1767-10-01, de Voltaire [François Marie Arouet] à François de Chennevières.

Il est vrai, mon cher confrère, qu'il a couru des bruits ridicules.
Une parente de mr le duc de Choiseul a daigné même venir m'en instruire dans ma retraite. Vous savez qu'il suffit d'un homme malintentionné ou mal instruit pour répandre les rumeurs les plus odieuses. Il n'y avait pas le plus léger fondement à tout ce qu'on a débité; d'ailleurs je compte absolument sur les bontés de mr le duc de Choiseul qui me fait l'honneur de m'écrire quelquefois de sa main. Mr le duc de Praslin et lui sont mes deux protecteurs très constants, et je crois d'ailleurs mériter leur protection et les bontés du roi par ma conduite. Si tous ceux qui habitent leurs terres faisaient ce que je fais dans les miennes, l'état serait encore plus florissant qu'il ne l'est.
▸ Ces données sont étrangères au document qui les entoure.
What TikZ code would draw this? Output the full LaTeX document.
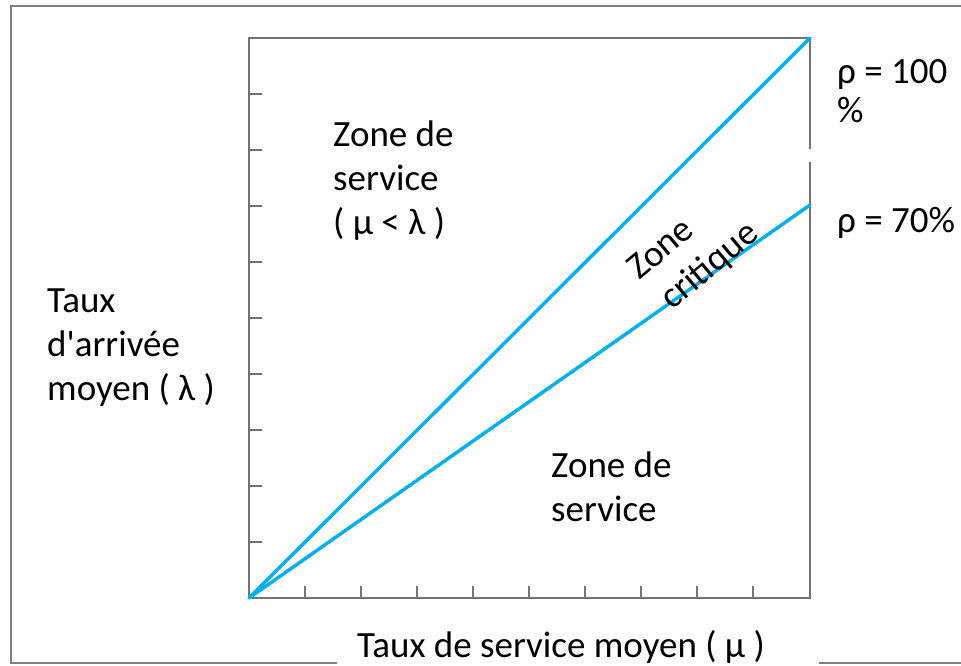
\documentclass[tikz,border=0pt]{standalone}
\usepackage{fontspec}
\setmainfont{Carlito}[Ligatures=TeXOff]
\begin{document}
\begin{tikzpicture}[x=1pt,y=-1pt,
  frame/.style={draw=black!50, line width=2.4pt},
  axis/.style={draw=black!55, line width=2pt},
  tick/.style={draw=black!55, line width=1.8pt},
  rate/.style={line width=3.4pt, color={rgb,255:red,0;green,176;blue,240}},
  lbl/.style={font=\fontsize{37}{44}\selectfont, inner sep=0pt, align=left, anchor=base west}
]
\useasboundingbox (0,0) rectangle (961,665);

% outer frame, open on the right and cut by the axis title
\draw[frame] (961,6) -- (11,6) -- (11,663) -- (337,663);
\draw[frame] (819,663) -- (961,663);

% plot area corners
\coordinate (O) at (249,598);
\coordinate (TL) at (249,38);
\coordinate (TR) at (810,38);
\coordinate (BR) at (810,598);
\coordinate (R70) at (810,205);

% plot frame with a small break on the right side
\draw[axis] (810,162) -- (BR) -- (O) -- (TL) -- (TR) -- (810,149);

% ticks
\foreach \k in {1,...,9} {
  \draw[tick] (249,38+56*\k) -- ++(13,0);
  \draw[tick] (249+56*\k,598) -- ++(0,-12);
}

% utilisation lines
\draw[rate, line cap=round] (O) -- (TR);
\draw[rate, line cap=round] (O) -- (R70);

% labels (multi-line nodes sit on the baseline of their last line)
\node[lbl] (zsup) at (333,234) {Zone de\\service\\( μ < λ )};
\node[lbl] (ylab) at (47,400) {Taux\\d'arrivée\\moyen ( λ )};
\node[lbl] (zinf) at (551,521) {Zone de\\service};
\node[lbl, font=\fontsize{37}{39}\selectfont] (r100) at (837,122) {ρ = 100\\\%};
\node[lbl] (r70) at (837,232) {ρ = 70\%};
\node[font=\fontsize{37}{44}\selectfont, inner sep=0pt, anchor=base] (xlab) at (561,657) {Taux de service moyen ( μ )};
\node[lbl, rotate=40] (zc1) at (639,281) {Zone};
\node[lbl, rotate=40] (zc2) at (672,311) {critique};
\end{tikzpicture}
\end{document}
J'ai défriché des terrains considérables, j'ai bâti des maisons pour les cultivateurs, j'ai mis l'abondance où était la misère j'ai construit des églises. Mes curés, tous les gentilshommes mes voisins ne rendent pas de moi de mauvais témoignages et quand les Freron et les Pompignant voudront me nuire, ils n'y réussiront pas. Je vous remercie tendrement de votre attention et de la lettre de mon chevalier. Nous vous embrassons tous, vous et la sœur du pot.